When you give God the first of your day, the first of your month, the first of your increase—especially as you begin the year with prayer, fasting, and giving—you are applying the principle of first fruits. You are saying with your actions, “God, You are first in my time, first in my priorities, first in my finances, first in my decisions.” As you do, you position yourself to see Matthew 6:33 fulfilled in your life: as you seek first His kingdom and His righteousness, all these “other things” begin to be added.

This is why you are being invited at the beginning of the year not only to fast and pray but to be specific and intentional in your giving and believing. Write down what you are believing God for this year. Make clear, bold requests connected to clear, bold obedience. 

What matters is that you are putting God first in a real, sacrificial, and faith-filled way. As you do, you can expect God not because you are great, but because His Word cannot fail. When you keep first things first through faith and obedience, His promises move from theory into lived provision.

At the very core, the first and greatest step for you is to make sure Jesus Christ is truly Lord and Savior in your life. If you sense you need a reset, if you are not sure that heaven would be your home if you died today, you can turn to God right now: “Father, I come to You in the name of Jesus. Forgive me for all my sin. I receive Jesus Christ as my personal Lord and Savior.” When you pray that from your heart, you step into the family of God, and everything else about putting God first flows from that relationship. 

From there, you can begin to build on the foundations of faith, learn the basics of walking with God, and invite Him into every area—your marriage, your children, your work, your finances, your dreams.

You do not have to journey alone; you can connect with this ministry, teachings, and events that equip you, encourage you, and surround you with others who are serious about living for God in this generation.

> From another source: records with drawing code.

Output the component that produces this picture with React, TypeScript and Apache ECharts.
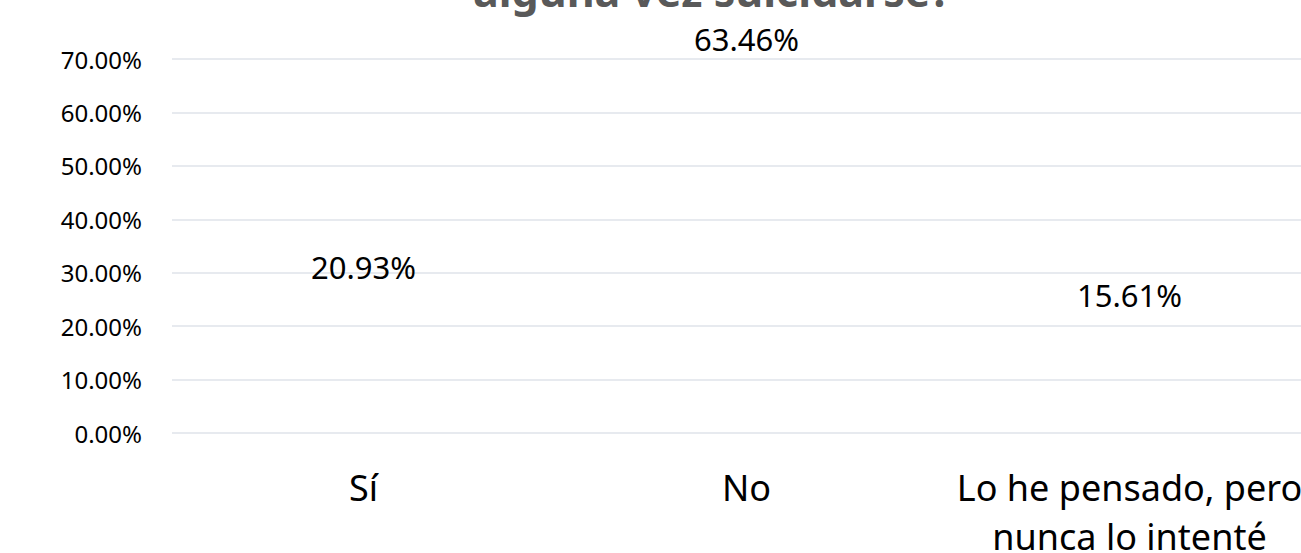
import React, { useEffect, useRef } from "react";
import * as echarts from "echarts";

const titleText = "alguna vez suicidarse?";
const categories = ["Sí", "No", "Lo he pensado, pero\nnunca lo intenté"];
const values = [20.93, 63.46, 15.61];
const yMin = 0;
const yMax = 70;
const yInterval = 10;

export default function App() {
  const ref = useRef<HTMLDivElement>(null);
  useEffect(() => {
    if (!ref.current) return;
    const chart = echarts.init(ref.current, null, { renderer: "svg" });
    chart.setOption({
      animation: false,
      backgroundColor: "#ffffff",
      textStyle: { fontFamily: "Noto Sans" },
      graphic: [
        {
          type: "text",
          x: 712,
          y: 12,
          style: {
            text: titleText,
            fontFamily: "Noto Sans",
            fontWeight: "bold",
            fontSize: 43,
            fill: "#595959",
            align: "center",
            verticalAlign: "bottom",
          },
        },
      ],
      grid: {
        left: 172,
        right: -20,
        top: 59,
        bottom: 120,
        containLabel: false,
        outerBoundsMode: "none",
      },
      xAxis: {
        type: "category",
        data: categories,
        axisLine: { show: false },
        axisTick: { show: false },
        axisLabel: {
          interval: 0,
          margin: 30,
          fontSize: 36,
          lineHeight: 49,
          color: "#000000",
          fontFamily: "Noto Sans",
          hideOverlap: false,
        },
      },
      yAxis: {
        type: "value",
        min: yMin,
        max: yMax,
        interval: yInterval,
        axisLine: { show: false },
        axisTick: { show: false },
        axisLabel: {
          margin: 30,
          fontSize: 24,
          color: "#000000",
          fontFamily: "Noto Sans",
          formatter: (v: number) => v.toFixed(2) + "%",
        },
        splitLine: { lineStyle: { color: "#dfe3ea", width: 1.5 } },
      },
      series: [
        {
          type: "bar",
          data: values,
          barWidth: "50%",
          itemStyle: { color: "rgba(0,0,0,0)" },
          label: {
            show: true,
            position: "top",
            distance: 39,
            fontSize: 31,
            color: "#000000",
            fontFamily: "Noto Sans",
            formatter: (p: any) => Number(p.value).toFixed(2) + "%",
          },
        },
      ],
    });
    return () => chart.dispose();
  }, []);
  return (
    <div
      ref={ref}
      style={{ position: "fixed", left: 0, top: 0, width: 1301, height: 553, overflow: "hidden" }}
    />
  );
}
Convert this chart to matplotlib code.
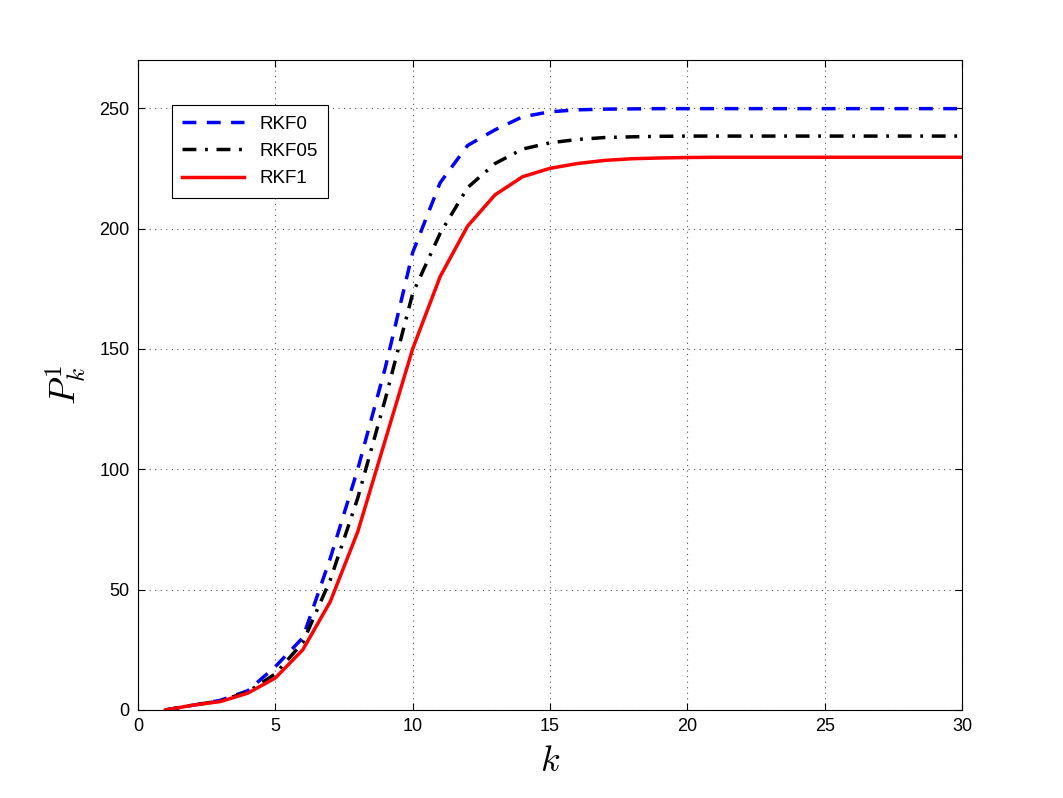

Conferences, gatherings, and times of corporate worship and teaching can become catalysts for your growth, places where you are revived, informed about the cultural battles around faith and family, and strengthened to stand boldly for biblical truth and religious freedom.

This year can be unlike any other if you will embrace desire, live with intention, and refuse to let go in persistence while you put God first in everything. Trouble will come, but instead of being a sign that you are failing, it will become evidence that you are moving in the right direction. You can rejoice—even in opposition—because you know God is at work, His principles are in motion, and testimonies are already forming for the months ahead.